Volume X. The Age of Johnson.

VI. Gray

§ 20. Friendship with Mason: projected joint History of English Poetry

Of Gray’s most persistent friend and correspondent, Mason, it is difficult to speak with justice or moderation. Gray has described him with kindliness and sincerity, and it is, perhaps, the one redeeming trait in Mason’s edition of the correspondence that he has preserved this description with almost Boswellian self-sacrifice. According to Gray, he is a creature of childlike simplicity, but writes too much, and hopes to make money by it, reads very little, and is insatiable in the matter of preferment; the simplicity we may question, and it seems incompatible with the rest of the description. He garbled Gray’s letters ruthlessly; in their unmutilated form, they would have disposed for ever of his claims to be his friend’s compère. He may be excused for not wishing to figure before the public as “dear Skroddler”; but, when he pleads the boyish levity of some of the letters as an excuse for his expurgations, he knows better, and is simply posing, often substituting his own bombast for Gray’s plain speaking.

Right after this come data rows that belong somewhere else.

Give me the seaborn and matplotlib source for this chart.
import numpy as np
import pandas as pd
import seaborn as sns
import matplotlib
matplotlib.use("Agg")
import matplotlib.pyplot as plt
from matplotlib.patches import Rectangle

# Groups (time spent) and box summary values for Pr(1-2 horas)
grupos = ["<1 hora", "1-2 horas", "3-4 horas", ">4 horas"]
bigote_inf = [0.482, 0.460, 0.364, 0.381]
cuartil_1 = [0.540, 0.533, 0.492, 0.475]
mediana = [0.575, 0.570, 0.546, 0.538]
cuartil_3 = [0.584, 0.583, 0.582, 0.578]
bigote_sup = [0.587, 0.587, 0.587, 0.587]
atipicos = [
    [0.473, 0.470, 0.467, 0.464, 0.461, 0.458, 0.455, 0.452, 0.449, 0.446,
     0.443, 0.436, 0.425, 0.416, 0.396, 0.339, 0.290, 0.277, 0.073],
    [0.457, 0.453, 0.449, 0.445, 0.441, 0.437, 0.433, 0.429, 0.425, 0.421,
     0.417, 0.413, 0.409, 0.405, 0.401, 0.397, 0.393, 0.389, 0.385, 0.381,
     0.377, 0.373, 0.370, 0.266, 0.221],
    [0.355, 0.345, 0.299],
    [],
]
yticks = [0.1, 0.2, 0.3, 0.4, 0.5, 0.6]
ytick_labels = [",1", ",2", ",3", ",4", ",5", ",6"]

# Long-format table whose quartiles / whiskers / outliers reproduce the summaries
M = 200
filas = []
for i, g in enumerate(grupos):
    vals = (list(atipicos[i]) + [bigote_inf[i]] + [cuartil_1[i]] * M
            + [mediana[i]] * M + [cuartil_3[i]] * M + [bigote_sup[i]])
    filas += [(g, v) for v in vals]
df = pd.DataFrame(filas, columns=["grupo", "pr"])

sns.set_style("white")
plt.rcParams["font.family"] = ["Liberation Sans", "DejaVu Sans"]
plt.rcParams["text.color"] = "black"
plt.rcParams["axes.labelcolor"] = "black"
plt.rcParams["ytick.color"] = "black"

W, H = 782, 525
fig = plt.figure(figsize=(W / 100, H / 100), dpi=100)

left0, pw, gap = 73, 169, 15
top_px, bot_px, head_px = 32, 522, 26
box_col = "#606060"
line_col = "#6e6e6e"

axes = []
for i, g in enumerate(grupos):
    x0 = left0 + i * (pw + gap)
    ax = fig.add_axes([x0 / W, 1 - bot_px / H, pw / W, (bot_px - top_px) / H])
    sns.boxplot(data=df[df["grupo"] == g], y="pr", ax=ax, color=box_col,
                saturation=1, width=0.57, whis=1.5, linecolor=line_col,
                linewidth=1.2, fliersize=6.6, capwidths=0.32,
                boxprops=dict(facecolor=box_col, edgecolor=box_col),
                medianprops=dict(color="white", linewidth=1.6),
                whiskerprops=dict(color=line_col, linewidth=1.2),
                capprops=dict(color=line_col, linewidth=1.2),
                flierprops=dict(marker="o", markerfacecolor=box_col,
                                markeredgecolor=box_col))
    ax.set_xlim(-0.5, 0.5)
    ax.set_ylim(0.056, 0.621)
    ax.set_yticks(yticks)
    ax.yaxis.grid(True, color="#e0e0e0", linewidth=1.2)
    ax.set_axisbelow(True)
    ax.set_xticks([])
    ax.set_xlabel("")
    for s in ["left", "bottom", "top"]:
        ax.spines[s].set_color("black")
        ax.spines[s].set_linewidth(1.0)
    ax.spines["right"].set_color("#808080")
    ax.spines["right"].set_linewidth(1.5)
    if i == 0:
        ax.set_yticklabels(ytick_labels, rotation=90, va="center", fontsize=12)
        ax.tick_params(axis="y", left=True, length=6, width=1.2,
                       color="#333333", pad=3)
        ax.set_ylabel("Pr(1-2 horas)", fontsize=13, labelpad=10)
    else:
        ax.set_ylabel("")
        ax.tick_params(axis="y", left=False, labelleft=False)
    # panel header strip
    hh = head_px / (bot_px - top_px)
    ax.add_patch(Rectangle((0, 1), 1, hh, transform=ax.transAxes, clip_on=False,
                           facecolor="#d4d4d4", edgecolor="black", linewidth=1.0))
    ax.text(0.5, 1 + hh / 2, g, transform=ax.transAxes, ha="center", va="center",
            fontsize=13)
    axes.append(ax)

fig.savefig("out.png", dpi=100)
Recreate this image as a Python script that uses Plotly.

Gray recognised merit in Mason’s Musaeus, a Monody on the death of Pope, spite of shells and coral floors; he liked, moderately, Elfrida and, immoderately, Caractacus, from which, in The Bard, he quotes an example of the sublime. His elegies and other verses it would be profitless to enumerate. They have no place in the history of our literature. He wrote political pasquinades of no great merit; but it may be reckoned to his credit that he was a consistent Whig, so that, on the accession of George III, he lost all chance of further preferment. He showed very little magnanimity in attacking, in his Isis, the university of Oxford, then (1746 sq.) out of favour with the court, the bulk of whose patronage went to Cambridge. He was answered in The Triumph of Isis by Thomas Warton, then a youth of twenty-one, with spirit and good temper; yet, such was his vanity that he believed he had inflicted a mortal wound, and, years after, congratulated himself on entering Oxford at night, without fear of a crowd of “booing undergraduates.” His superficial resemblance to the manner of Gray did the greater poet some harm. Their contemporaries, and certain critics of a later generation, did not see any difference between Mason’s frosty glare and constant falsetto and the balanced eloquence of Gray.